Berbeda dengan pengelolaan kawasan daratan di Maninjau yang terikat dengan hukum adat, dimana ada kawasan yang boleh untuk dieksploitasi dan yang tidak boleh dieksploitasi, sehingga ekosistem daratan di Maninjau cukup terjaga. Sebagaimana yang dinyatakan dalam penelitian Endah dan Najib (2017) bahwa masyarakat sekitaran Danau Maninjau pada umumnya memiliki budaya darat, yang terlihat jelas dalam pengelolaan kebun atau hutan oleh aturan adat yang cukup kompleks. Kawasan perairan danau Maninjau tidak mempunyai hukum adat yang mengatur lebih detail penggunaan danau. Kebiasaan yang dipakai secara turun temurun adalah perairan danau dimiliki oleh pemilik tanah di sempadan danau sepanjang satu lemparan batu, atau dalam istilah lokal dikenal dengan sapambaean. Diluar daerah 1 lemparan batu merupakan kawasan umum yang bisa dimanfaatkan oleh siapapun juga.Adanya open acces ini membuka kesempatan pada investor-investor dari luar Maninjau untuk ikut berpartisipasi dalam bisnis Keramba Jaring Apung ini, sehingga banyak penduduk lokal yang malah bergeser menjadi pekerja. Hal ini sejalan dengan apa yang dipaparkan Endah dan Nadjib (2017) bahwa danau tidak hanya dimanfaatkan oleh masyarakat setempat, tapi investor dari luar Kabupaten Agam mulai memanfaatkan Danau Maninjau. Tapi sayang tidak ada pengelolaan yang jelas dan tegas, sehingga stakeholder  cenderung melakukan eksploitasi berlebihan. Teori perilaku menyatakan, stakeholder  akan bersaing dalam memperoleh keuntungan besar dari sumber daya tidak bertuan seperti  danau (Ostrom, 1990).
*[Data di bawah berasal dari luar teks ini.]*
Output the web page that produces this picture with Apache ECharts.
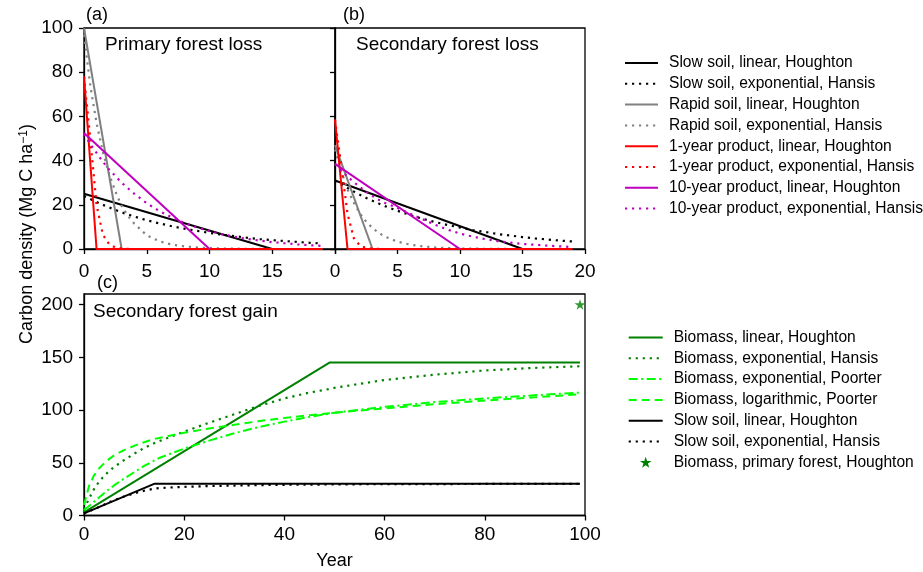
<!DOCTYPE html>
<html>
<head>
<meta charset="utf-8">
<script src="https://cdn.jsdelivr.net/npm/echarts@6.0.0/dist/echarts.min.js"></script>
<style>
html,body{margin:0;padding:0;background:#fff;}
#chart{width:923px;height:572px;}
</style>
</head>
<body>
<div id="chart"></div>
<script>
// ---------- Data ----------
// Panels (a) and (b): carbon remaining after forest loss (years 0-19)
const tLoss = [0,0.5,1,1.5,2,2.5,3,3.5,4,5,6,7,8,9,10,11,12,13,14,15,16,17,18,19];

// Panel (a) Primary forest loss
const slowLinA_x = [0,15];      const slowLinA_y = [25,0];
const rapidLinA_x = [0,3];      const rapidLinA_y = [100,0];
const prod1LinA_x = [0,1,19];   const prod1LinA_y = [78,0,0];
const prod10LinA_x = [0,10];    const prod10LinA_y = [52.5,0];
const slowExpA  = [24,22.6,21.3,20,18.8,17.7,16.6,15.6,14.7,13,11.6,10.3,9.2,8.2,7.3,6.5,5.8,5.1,4.5,4,3.6,3.2,2.8,2.5];
const rapidExpA = [97,74,57,44,34,26,19.5,15,11.5,6.2,3.5,2,1.2,0.7,0.4,0.25,0.15,0.08,0.05,0,0,0,0,0];
const prod1ExpA = [78,50,20,6.5,2.2,0.7,0.25,0.08,0,0,0,0,0,0,0,0,0,0,0,0,0,0,0,0];
const prod10ExpA= [52,47.5,43.5,39.5,36,33,30,27.5,25,20.7,17.2,14.3,11.8,9.8,8.1,6.7,5.5,4.6,3.8,3.1,2.6,2.1,1.7,1.4];

// Panel (b) Secondary forest loss
const slowLinB_x = [0,15];      const slowLinB_y = [31,0];
const rapidLinB_x = [0,3];      const rapidLinB_y = [47,0];
const prod1LinB_x = [0,1,19];   const prod1LinB_y = [58.5,0,0];
const prod10LinB_x = [0,10];    const prod10LinB_y = [38.5,0];
const slowExpB  = [31,29.3,27.6,26,24.5,23.1,21.8,20.6,19.4,17.3,15.4,13.7,12.2,10.9,9.7,8.6,7.7,6.8,6.1,5.4,4.8,4.3,3.8,3.4];
const rapidExpB = [45,35,27,21,16,12.3,9.5,7.3,5.6,3.3,2,1.2,0.7,0.4,0.25,0.15,0.1,0.05,0,0,0,0,0,0];
const prod1ExpB = [58.5,38,16,5,1.5,0.5,0.15,0.05,0,0,0,0,0,0,0,0,0,0,0,0,0,0,0,0];
const prod10ExpB= [38.5,35.5,32.8,30.3,28,25.9,24,22.3,20.8,18.6,16,13.5,11,8.8,7,5.6,4.5,3.6,2.9,2.3,1.9,1.5,1.2,0.9];

// Panel (c) Secondary forest gain (years 0-99)
const tGain = [0,1,2,3,4,5,6,8,10,12,14,15,20,25,30,35,40,45,49,50,60,70,80,90,99];
const bioLin_x = [0,49,99];     const bioLin_y = [2.9,145,145];
const soilLin_x = [0,14,99];    const soilLin_y = [2,30,30];
const bioExpHansis   = [6,16,25,32,37.5,42,46,52.5,58.5,64,68.5,70.5,79.5,88,96,104,111,116.5,120,121,128.5,133.5,137.5,140,141.5];
const bioExpPoorter  = [5,9,13,17,21,25,28.5,35,41,47,52,54.5,63.5,71,78,84,89,93.5,96.5,97.5,103,107.5,111,114,116.5];
const bioLogPoorter  = [10,28,38,44.5,49.5,53.5,57,62,66,69.5,72.5,73.5,78.5,82.5,86,89.5,92.5,95,97,97.5,101.5,105.5,109,112,115];
const soilExpHansis  = [2,4,6,8,10.3,12.5,14.5,18,21,23.5,25.5,26,27.2,27.9,28.4,28.8,29.1,29.3,29.4,29.5,29.7,29.8,29.9,30,30];
const primaryBio = [[99,200]];

// Tick labels / names
const lossXTicks = [0,5,10,15,20];
const gainYTicks = [0,50,100,150,200];
const lossNames = ['Slow soil, linear, Houghton','Slow soil, exponential, Hansis','Rapid soil, linear, Houghton','Rapid soil, exponential, Hansis','1-year product, linear, Houghton','1-year product, exponential, Hansis','10-year product, linear, Houghton','10-year product, exponential, Hansis'];
const gainNames = ['Biomass, linear, Houghton','Biomass, exponential, Hansis','Biomass, exponential, Poorter','Biomass, logarithmic, Poorter','Slow soil, linear, Houghton','Slow soil, exponential, Hansis','Biomass, primary forest, Houghton'];

// ---------- Styles ----------
const FONT = "'Liberation Sans', Arial, sans-serif";
const DOT = [2.2,4.8], DASH = [8,5], DASHDOT = [9,3.5,2,3.5];
const C = {black:'#000000', gray:'#808080', red:'#ff0000', mag:'#bf00bf', green:'#008000', lime:'#00ff00'};
const STAR = 'path://M50,0 L61.8,35.3 L98.8,35.3 L68.8,57.1 L80.3,92.7 L50,70.6 L19.7,92.7 L31.2,57.1 L1.2,35.3 L38.2,35.3 Z';

function pairs(xs, ys){ return xs.map((x,i)=>[x, ys[i]]); }
function line(name, data, color, type, g){
  const dotted = Array.isArray(type) && type.length === 2 && type[0] < 3;
  return {type:'line', name, xAxisIndex:g, yAxisIndex:g, data, symbol:'none', clip:false,
    animation:false, lineStyle:{color, width: dotted ? 2.2 : 2, type, cap:'butt'}, itemStyle:{color}, emphasis:{disabled:true}};
}

const series = [];
const panels = [
  {g:0, sl:[slowLinA_x,slowLinA_y], se:slowExpA, rl:[rapidLinA_x,rapidLinA_y], re:rapidExpA, pl:[prod1LinA_x,prod1LinA_y], pe:prod1ExpA, ml:[prod10LinA_x,prod10LinA_y], me:prod10ExpA},
  {g:1, sl:[slowLinB_x,slowLinB_y], se:slowExpB, rl:[rapidLinB_x,rapidLinB_y], re:rapidExpB, pl:[prod1LinB_x,prod1LinB_y], pe:prod1ExpB, ml:[prod10LinB_x,prod10LinB_y], me:prod10ExpB}
];
panels.forEach(p=>{
  series.push(line(lossNames[0], pairs(p.sl[0],p.sl[1]), C.black, 'solid', p.g));
  series.push(line(lossNames[1], pairs(tLoss,p.se), C.black, DOT, p.g));
  series.push(line(lossNames[2], pairs(p.rl[0],p.rl[1]), C.gray, 'solid', p.g));
  series.push(line(lossNames[3], pairs(tLoss,p.re), C.gray, DOT, p.g));
  series.push(line(lossNames[4], pairs(p.pl[0],p.pl[1]), C.red, 'solid', p.g));
  series.push(line(lossNames[5], pairs(tLoss,p.pe), C.red, DOT, p.g));
  series.push(line(lossNames[6], pairs(p.ml[0],p.ml[1]), C.mag, 'solid', p.g));
  series.push(line(lossNames[7], pairs(tLoss,p.me), C.mag, DOT, p.g));
});
series.push(line(gainNames[0], pairs(bioLin_x,bioLin_y), C.green, 'solid', 2));
series.push(line(gainNames[1], pairs(tGain,bioExpHansis), C.green, DOT, 2));
series.push(line(gainNames[2], pairs(tGain,bioExpPoorter), C.lime, DASHDOT, 2));
series.push(line(gainNames[3], pairs(tGain,bioLogPoorter), C.lime, DASH, 2));
series.push(line(gainNames[4], pairs(soilLin_x,soilLin_y), C.black, 'solid', 2));
series.push(line(gainNames[5], pairs(tGain,soilExpHansis), C.black, DOT, 2));
series.push({type:'scatter', name:gainNames[6], xAxisIndex:2, yAxisIndex:2, data:primaryBio,
  symbol:STAR, symbolSize:11, symbolKeepAspect:true, itemStyle:{color:C.green}, animation:false, clip:false});

const axisCommon = {
  type:'value',
  axisLine:{show:true, onZero:false, lineStyle:{color:'#000', width:1.3}},
  axisTick:{show:true, inside:false, length:5, lineStyle:{color:'#000', width:1.3}},
  axisLabel:{color:'#000', fontSize:19, fontFamily:FONT, margin:10},
  splitLine:{show:false}
};
function ax(extra){ return echarts.util.merge(echarts.util.clone(axisCommon), extra, true); }

const gridStyle = {show:true, borderColor:'#000', borderWidth:1.3, backgroundColor:'#fff', containLabel:false};

const legendCommon = {orient:'vertical', padding:0, itemGap:4.8, selectedMode:false,
  itemStyle:{opacity:0},
  textStyle:{fontSize:15.6, fontFamily:FONT, color:'#000', lineHeight:15, padding:[0,0,0,6]}};

const option = {
  backgroundColor:'#fff',
  animation:false,
  textStyle:{fontFamily:FONT},
  grid:[
    Object.assign({left:84, top:28, width:251, height:221}, gridStyle),
    Object.assign({left:335, top:28, width:250, height:221}, gridStyle),
    Object.assign({left:84, top:294, width:501, height:221.5}, gridStyle)
  ],
  xAxis:[
    ax({gridIndex:0, min:0, max:20, interval:5, axisLabel:{customValues:[0,5,10,15], margin:13}, axisTick:{customValues:lossXTicks}}),
    ax({gridIndex:1, min:0, max:20, interval:5, axisLabel:{customValues:lossXTicks, margin:13}, axisTick:{customValues:lossXTicks}}),
    ax({gridIndex:2, min:0, max:100, interval:20, axisLabel:{margin:10}, name:'Year', nameLocation:'middle', nameGap:37,
        nameTextStyle:{color:'#000', fontSize:18, fontFamily:FONT}})
  ],
  yAxis:[
    ax({gridIndex:0, min:0, max:100, interval:20, axisLabel:{margin:11}}),
    ax({gridIndex:1, min:0, max:100, interval:20, axisLabel:{show:false}}),
    ax({gridIndex:2, min:0, max:210, interval:50, axisLabel:{customValues:gainYTicks, margin:11}, axisTick:{customValues:gainYTicks}})
  ],
  legend:[
    Object.assign({data:lossNames, left:624, top:55, itemWidth:33, itemHeight:14}, legendCommon),
    Object.assign({data:gainNames.map(n => n === gainNames[6] ? {name:n, itemStyle:{opacity:1}} : n),
      left:627.7, top:329.5, itemWidth:34, itemHeight:11}, legendCommon)
  ],
  graphic:[
    {type:'text', left:86, top:6, style:{text:'(a)', fontSize:18, fontFamily:FONT, fill:'#000'}},
    {type:'text', left:343, top:6, style:{text:'(b)', fontSize:18, fontFamily:FONT, fill:'#000'}},
    {type:'text', left:97, top:274, style:{text:'(c)', fontSize:18, fontFamily:FONT, fill:'#000'}},
    {type:'text', left:105, top:35, style:{text:'Primary forest loss', fontSize:19, fontFamily:FONT, fill:'#000'}},
    {type:'text', left:356, top:35, style:{text:'Secondary forest loss', fontSize:19, fontFamily:FONT, fill:'#000'}},
    {type:'text', left:93, top:302, style:{text:'Secondary forest gain', fontSize:19, fontFamily:FONT, fill:'#000'}},
    {type:'text', x:27, y:234, rotation:Math.PI/2,
     style:{text:'Carbon density (Mg C ha{sup|−1})', fontSize:18, fontFamily:FONT, fill:'#000',
       align:'center', verticalAlign:'middle',
       rich:{sup:{fontSize:12, fontFamily:FONT, verticalAlign:'top', fill:'#000'}}}}
  ],
  series
};

const chart = echarts.init(document.getElementById('chart'), null, {renderer:'canvas'});
chart.setOption(option);
</script>
</body>
</html>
Berbagai program sudah dilakukan oleh Pemerintah Kabupaten Agam dalam menanggulangi pencemaran danau Maninjau ini, salah satunya adalah dengan gerakan Save Maninjau yang diatur secara lengkap dalam Keputusan Bupati Agam Nomor 156 Tahun 2017 tentang Tim Terpadu Penyelamatan Danau Maninjau. Tapi sayangnya, tingkat partisipasi masyarakat dalam menunjang keberlangsungan program ini sangat rendah. Jika digambarkan dari 8(delapan) tangga partisipasi Arnstein, partisipasi masyarakat dalam program ini hanya berada pada tangga ketiga yaitu Informing, dimana hanya terjadi komunikasi satu arah antara pemerintah dan masyarakat, informasi sudah diberikan tapi sayangnya feedback yang diberikan masyarakat tidak akan mempengaruhi program (nanda, 2018).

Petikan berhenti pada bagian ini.